### Given instruction:
Restate the span of lines that starts with the line containing "Write a web" and ends with the line containing "const slotCount = 16;", word for word, including both, with nothing else.

Records contained in a dataset
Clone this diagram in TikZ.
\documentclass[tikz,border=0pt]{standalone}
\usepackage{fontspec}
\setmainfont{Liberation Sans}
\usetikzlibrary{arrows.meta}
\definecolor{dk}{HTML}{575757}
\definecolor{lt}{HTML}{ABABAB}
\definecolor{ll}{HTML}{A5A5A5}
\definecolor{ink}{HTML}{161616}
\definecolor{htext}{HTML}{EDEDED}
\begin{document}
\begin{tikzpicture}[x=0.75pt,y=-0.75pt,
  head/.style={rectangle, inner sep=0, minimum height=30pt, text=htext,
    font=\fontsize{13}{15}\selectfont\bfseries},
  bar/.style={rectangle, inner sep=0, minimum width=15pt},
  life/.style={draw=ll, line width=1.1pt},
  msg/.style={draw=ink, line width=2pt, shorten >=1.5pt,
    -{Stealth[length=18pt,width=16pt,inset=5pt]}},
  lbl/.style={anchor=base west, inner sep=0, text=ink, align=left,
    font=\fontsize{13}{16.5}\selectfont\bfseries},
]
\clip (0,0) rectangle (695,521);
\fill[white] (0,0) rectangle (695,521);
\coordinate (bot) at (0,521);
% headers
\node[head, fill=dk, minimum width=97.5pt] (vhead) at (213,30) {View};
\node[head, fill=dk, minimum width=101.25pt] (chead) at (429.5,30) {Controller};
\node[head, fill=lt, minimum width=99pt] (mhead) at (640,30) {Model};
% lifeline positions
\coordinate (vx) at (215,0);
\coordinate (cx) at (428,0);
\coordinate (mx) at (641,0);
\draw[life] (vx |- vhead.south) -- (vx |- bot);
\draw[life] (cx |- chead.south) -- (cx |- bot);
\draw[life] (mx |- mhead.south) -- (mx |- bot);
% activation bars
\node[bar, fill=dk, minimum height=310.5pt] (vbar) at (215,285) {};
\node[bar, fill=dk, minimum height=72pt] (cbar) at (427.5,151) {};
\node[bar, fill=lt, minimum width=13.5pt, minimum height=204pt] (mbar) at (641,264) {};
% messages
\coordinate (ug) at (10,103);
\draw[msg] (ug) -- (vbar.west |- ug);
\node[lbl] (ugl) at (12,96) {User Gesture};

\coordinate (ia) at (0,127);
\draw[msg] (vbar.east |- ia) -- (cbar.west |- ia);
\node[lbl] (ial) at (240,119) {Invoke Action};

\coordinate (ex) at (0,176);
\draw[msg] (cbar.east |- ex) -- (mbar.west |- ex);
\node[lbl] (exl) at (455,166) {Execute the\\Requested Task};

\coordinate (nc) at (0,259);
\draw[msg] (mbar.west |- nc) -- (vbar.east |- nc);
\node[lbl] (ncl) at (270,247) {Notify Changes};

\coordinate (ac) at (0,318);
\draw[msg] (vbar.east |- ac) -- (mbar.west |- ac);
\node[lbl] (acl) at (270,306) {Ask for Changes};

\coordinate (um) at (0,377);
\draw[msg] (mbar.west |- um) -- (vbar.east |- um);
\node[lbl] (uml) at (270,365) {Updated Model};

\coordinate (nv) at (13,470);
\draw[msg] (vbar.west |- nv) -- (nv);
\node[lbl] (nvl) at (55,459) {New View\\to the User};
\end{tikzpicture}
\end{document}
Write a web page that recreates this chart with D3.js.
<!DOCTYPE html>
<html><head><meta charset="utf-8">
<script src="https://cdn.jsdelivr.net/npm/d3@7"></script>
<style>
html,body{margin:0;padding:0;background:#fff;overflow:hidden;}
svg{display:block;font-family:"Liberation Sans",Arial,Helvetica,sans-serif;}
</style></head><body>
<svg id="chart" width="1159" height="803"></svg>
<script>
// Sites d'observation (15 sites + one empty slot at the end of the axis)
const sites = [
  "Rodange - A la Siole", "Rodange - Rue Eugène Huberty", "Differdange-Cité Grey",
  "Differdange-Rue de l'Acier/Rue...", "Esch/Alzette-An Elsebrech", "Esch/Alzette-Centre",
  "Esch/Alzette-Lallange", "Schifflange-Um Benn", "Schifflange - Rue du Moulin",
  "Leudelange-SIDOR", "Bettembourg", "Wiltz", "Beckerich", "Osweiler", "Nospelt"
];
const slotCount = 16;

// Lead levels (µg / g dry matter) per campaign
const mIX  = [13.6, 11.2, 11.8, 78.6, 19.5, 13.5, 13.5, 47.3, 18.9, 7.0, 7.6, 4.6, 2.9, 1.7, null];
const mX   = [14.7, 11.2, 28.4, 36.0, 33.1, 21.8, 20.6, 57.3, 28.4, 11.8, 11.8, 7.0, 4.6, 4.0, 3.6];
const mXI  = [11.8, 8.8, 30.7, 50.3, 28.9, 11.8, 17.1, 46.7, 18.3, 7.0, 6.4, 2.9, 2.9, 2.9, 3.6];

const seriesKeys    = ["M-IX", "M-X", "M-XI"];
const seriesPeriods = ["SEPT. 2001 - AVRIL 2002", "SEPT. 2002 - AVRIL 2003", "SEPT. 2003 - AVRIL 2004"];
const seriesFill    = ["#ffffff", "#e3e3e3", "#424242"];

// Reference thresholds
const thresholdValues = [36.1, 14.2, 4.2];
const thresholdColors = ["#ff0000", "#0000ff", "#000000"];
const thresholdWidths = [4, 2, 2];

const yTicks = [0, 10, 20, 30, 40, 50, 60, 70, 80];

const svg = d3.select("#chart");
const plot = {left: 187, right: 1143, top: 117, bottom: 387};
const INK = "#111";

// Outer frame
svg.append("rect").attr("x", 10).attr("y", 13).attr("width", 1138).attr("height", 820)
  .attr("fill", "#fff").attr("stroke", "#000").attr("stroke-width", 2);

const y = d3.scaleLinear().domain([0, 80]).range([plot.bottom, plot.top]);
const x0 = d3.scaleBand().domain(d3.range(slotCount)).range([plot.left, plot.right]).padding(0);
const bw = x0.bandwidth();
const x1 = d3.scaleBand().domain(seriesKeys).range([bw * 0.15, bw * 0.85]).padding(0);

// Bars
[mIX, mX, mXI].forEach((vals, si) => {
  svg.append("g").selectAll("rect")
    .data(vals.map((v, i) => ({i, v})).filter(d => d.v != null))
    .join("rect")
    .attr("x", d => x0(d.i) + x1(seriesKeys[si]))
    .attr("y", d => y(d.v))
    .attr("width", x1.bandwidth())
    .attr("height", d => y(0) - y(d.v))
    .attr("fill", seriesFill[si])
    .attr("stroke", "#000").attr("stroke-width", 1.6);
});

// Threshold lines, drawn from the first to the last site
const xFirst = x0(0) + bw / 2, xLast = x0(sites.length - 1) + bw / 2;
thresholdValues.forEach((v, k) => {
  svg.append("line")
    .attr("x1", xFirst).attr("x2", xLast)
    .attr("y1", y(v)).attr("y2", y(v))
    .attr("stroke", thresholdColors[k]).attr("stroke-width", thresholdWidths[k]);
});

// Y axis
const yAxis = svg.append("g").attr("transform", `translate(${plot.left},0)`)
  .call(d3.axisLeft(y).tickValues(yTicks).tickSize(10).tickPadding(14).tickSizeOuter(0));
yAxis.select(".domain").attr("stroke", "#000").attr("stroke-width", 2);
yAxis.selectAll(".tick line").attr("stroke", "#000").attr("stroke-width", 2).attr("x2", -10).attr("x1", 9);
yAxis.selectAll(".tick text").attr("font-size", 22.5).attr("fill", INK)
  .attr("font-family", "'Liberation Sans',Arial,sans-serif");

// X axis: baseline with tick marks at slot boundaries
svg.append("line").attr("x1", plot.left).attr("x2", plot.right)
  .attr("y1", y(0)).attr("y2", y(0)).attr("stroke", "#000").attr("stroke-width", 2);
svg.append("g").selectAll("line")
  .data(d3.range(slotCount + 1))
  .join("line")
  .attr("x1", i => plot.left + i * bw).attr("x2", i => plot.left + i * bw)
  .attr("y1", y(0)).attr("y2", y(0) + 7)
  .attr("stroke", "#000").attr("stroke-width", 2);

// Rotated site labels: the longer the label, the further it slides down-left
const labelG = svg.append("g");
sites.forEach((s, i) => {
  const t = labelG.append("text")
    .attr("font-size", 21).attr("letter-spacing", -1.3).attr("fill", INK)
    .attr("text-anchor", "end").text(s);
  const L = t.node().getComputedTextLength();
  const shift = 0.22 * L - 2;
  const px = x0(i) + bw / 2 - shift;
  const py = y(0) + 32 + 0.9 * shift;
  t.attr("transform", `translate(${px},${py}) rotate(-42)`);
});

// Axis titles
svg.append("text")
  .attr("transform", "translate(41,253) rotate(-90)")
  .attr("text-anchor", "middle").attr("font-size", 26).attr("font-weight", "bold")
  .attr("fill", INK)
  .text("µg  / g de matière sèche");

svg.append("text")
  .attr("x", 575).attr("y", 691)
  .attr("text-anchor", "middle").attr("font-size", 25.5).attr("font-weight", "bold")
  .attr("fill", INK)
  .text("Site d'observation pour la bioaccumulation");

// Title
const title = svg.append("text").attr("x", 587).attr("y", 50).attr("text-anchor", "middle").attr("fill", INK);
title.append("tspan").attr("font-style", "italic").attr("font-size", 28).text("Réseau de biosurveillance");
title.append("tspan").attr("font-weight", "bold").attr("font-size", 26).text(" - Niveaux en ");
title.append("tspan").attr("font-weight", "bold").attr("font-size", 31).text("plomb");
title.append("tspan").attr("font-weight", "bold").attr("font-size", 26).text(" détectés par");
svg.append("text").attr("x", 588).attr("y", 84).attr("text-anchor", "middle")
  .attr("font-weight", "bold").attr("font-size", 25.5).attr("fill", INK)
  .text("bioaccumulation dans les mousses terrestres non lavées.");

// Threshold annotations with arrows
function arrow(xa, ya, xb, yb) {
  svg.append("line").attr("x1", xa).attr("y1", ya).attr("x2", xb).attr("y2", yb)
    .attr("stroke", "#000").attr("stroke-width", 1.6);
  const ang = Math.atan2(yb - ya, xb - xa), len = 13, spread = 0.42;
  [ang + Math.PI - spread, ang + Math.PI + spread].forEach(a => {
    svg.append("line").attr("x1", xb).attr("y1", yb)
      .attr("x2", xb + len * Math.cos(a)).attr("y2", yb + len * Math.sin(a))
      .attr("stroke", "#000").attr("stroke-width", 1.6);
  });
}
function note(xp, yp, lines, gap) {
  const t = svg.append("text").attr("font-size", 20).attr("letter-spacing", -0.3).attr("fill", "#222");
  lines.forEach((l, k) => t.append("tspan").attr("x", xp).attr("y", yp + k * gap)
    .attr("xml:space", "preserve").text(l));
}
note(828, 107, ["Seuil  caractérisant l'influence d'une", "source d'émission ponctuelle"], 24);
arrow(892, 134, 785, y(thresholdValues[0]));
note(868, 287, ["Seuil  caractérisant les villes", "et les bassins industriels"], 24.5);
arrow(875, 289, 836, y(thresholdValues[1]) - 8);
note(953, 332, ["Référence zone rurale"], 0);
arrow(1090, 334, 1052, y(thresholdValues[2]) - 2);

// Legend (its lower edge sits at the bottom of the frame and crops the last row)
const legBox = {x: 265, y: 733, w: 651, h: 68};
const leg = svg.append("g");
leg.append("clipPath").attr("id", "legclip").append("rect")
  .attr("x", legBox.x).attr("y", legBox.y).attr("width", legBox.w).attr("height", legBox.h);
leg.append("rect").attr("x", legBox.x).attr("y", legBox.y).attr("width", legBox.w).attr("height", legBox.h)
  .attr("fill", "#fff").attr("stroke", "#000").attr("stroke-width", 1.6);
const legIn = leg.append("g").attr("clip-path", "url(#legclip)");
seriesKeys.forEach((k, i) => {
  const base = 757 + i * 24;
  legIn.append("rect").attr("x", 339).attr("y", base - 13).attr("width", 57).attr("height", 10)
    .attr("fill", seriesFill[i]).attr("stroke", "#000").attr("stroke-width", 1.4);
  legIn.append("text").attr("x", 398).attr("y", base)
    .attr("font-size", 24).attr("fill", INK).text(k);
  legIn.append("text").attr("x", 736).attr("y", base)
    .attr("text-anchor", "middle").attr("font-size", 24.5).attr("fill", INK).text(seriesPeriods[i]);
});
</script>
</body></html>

### Full solution:
Write a web page that recreates this chart with D3.js.
<!DOCTYPE html>
<html><head><meta charset="utf-8">
<script src="https://cdn.jsdelivr.net/npm/d3@7"></script>
<style>
html,body{margin:0;padding:0;background:#fff;overflow:hidden;}
svg{display:block;font-family:"Liberation Sans",Arial,Helvetica,sans-serif;}
</style></head><body>
<svg id="chart" width="1159" height="803"></svg>
<script>
// Sites d'observation (15 sites + one empty slot at the end of the axis)
const sites = [
  "Rodange - A la Siole", "Rodange - Rue Eugène Huberty", "Differdange-Cité Grey",
  "Differdange-Rue de l'Acier/Rue...", "Esch/Alzette-An Elsebrech", "Esch/Alzette-Centre",
  "Esch/Alzette-Lallange", "Schifflange-Um Benn", "Schifflange - Rue du Moulin",
  "Leudelange-SIDOR", "Bettembourg", "Wiltz", "Beckerich", "Osweiler", "Nospelt"
];
const slotCount = 16;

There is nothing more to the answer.